All I could think about was how defenseless—even pathetic—the flowers looked in their little bud vases. As I walked among them, they presented a bewildering array of colors and shapes—spheres, spikes, sprays, buds, gnarly tangles, full blooms. And then there were mixed containers of herbs and even a few “miniature” displays (sans the f word).
Welcome to the Erie County Fair Creative Arts and Flower Show, Horticulture Division. I was there to give a special award named after the magazine I edit. Although the competition is divided into flower divisions (6 classes for dahlias, 12 for marigolds, 7 for petunias, and so on), my award would be an overall ribbon covering everything in the room. It was bewildering, and there was no time, because I only had an hour or so to do this and then judge twenty-some other categories, including afghans, needlepoint, photography, Legos, and the ominous “Bucket of Junk.”
It was simple—for me—to eliminate certain divisions, however unfairly. Celosias? Hate ’em. Ugh. I can’t decide which are worse—the fleshy looking convoluted ones, or the stubby flame-shaped ones, not to mention the garish colors.
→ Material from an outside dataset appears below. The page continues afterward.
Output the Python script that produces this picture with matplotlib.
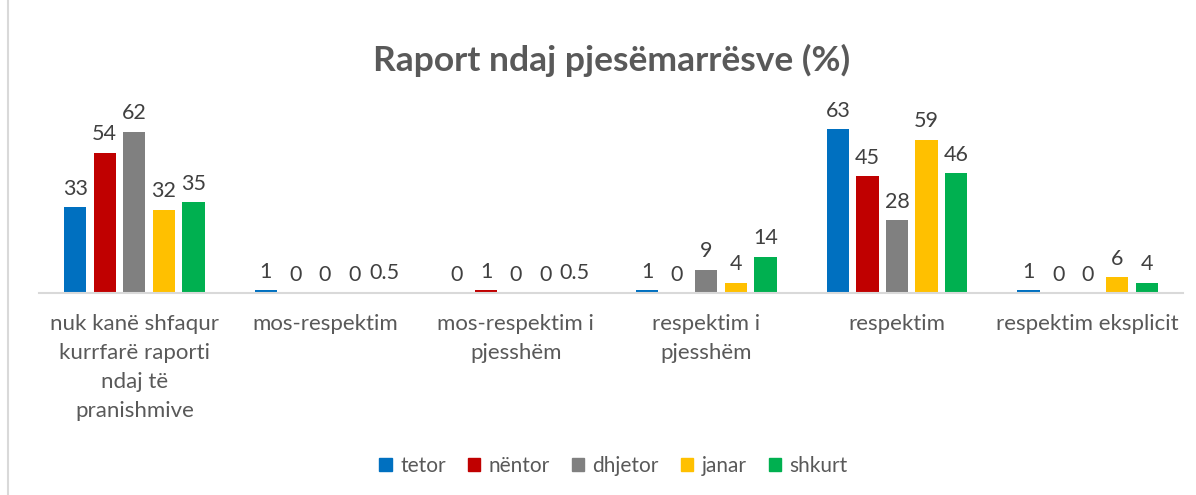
import numpy as np
import matplotlib
matplotlib.use("Agg")
import matplotlib.pyplot as plt
from matplotlib.lines import Line2D

plt.rcParams['font.family'] = ['Lato', 'DejaVu Sans']

categories = [
    "nuk kanë shfaqur\nkurrfarë raporti\nndaj të\npranishmive",
    "mos-respektim",
    "mos-respektim i\npjesshëm",
    "respektim i\npjesshëm",
    "respektim",
    "respektim eksplicit",
]
series = ["tetor", "nëntor", "dhjetor", "janar", "shkurt"]
tetor = [33, 1, 0, 1, 63, 1]
nentor = [54, 0, 1, 0, 45, 0]
dhjetor = [62, 0, 0, 9, 28, 0]
janar = [32, 0, 0, 4, 59, 6]
shkurt = [35, 0.5, 0.5, 14, 46, 4]
values = [tetor, nentor, dhjetor, janar, shkurt]
colors = ["#0070c0", "#c00000", "#808080", "#ffc000", "#00b050"]

fig = plt.figure(figsize=(11.96, 4.95), dpi=100)
ax = fig.add_axes([39 / 1196, 1 - 293 / 495, 1144 / 1196, 182 / 495])

x = np.arange(len(categories))
step = 0.155
width = 0.117
for i, (name, vals, c) in enumerate(zip(series, values, colors)):
    pos = x + (i - 2) * step
    ax.bar(pos, vals, width, color=c, label=name)
    for p, v in zip(pos, vals):
        ax.annotate(f"{v:g}", (p, v), xytext=(0, 6), textcoords="offset points",
                    ha="center", va="bottom", fontsize=15.5, color="#404040")

ax.set_xlim(-0.5, len(categories) - 0.5)
ax.set_ylim(0, 70)
ax.set_yticks([])
ax.set_xticks(x)
ax.set_xticklabels(categories, fontsize=16, color="#595959", linespacing=1.56)
ax.tick_params(axis="x", length=0, pad=15)
for s in ["top", "right", "left"]:
    ax.spines[s].set_visible(False)
ax.spines["bottom"].set_color("#d9d9d9")
ax.spines["bottom"].set_linewidth(1.5)

fig.text(0.511, 1 - 60 / 495, "Raport ndaj pjesëmarrësve (%)", ha="center", va="center",
         fontsize=25.5, fontweight="bold", color="#595959")

handles = [plt.Rectangle((0, 0), 1, 1, color=c) for c in colors]
fig.legend(handles, series, loc="center", bbox_to_anchor=(0.513, 1 - 466 / 495), ncol=5,
           frameon=False, fontsize=15, labelcolor="#595959", handlelength=0.6,
           handleheight=0.6, handletextpad=0.4, columnspacing=1.05)

fig.add_artist(Line2D([8 / 1196, 8 / 1196], [0, 1], color="#d9d9d9", lw=1.5))

fig.savefig("out.png", dpi=100)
Gerberas always seem commercial and impersonal. The only roses they had were hybrid tea, not my faves, and in other areas, I couldn’t imagine how a winner within the division would be chosen—all the phlox looked pretty much the same—not to mention choosing the best French marigold, “single, one spray.” Luckily I had only to choose one winner in this impossibly diverse array—a completely arbitrary process and therefore not so difficult. I ended up picking a sweet little dahlia (small decorative).
The whole thing was surreally and sublimely old-school, with its celebration of the type of old-fashioned annuals many gardeners don’t trouble with these days. It was a time capsule, but in many ways a charming one, alive with color and scent. Does your fair have shows like this? Do you enter them?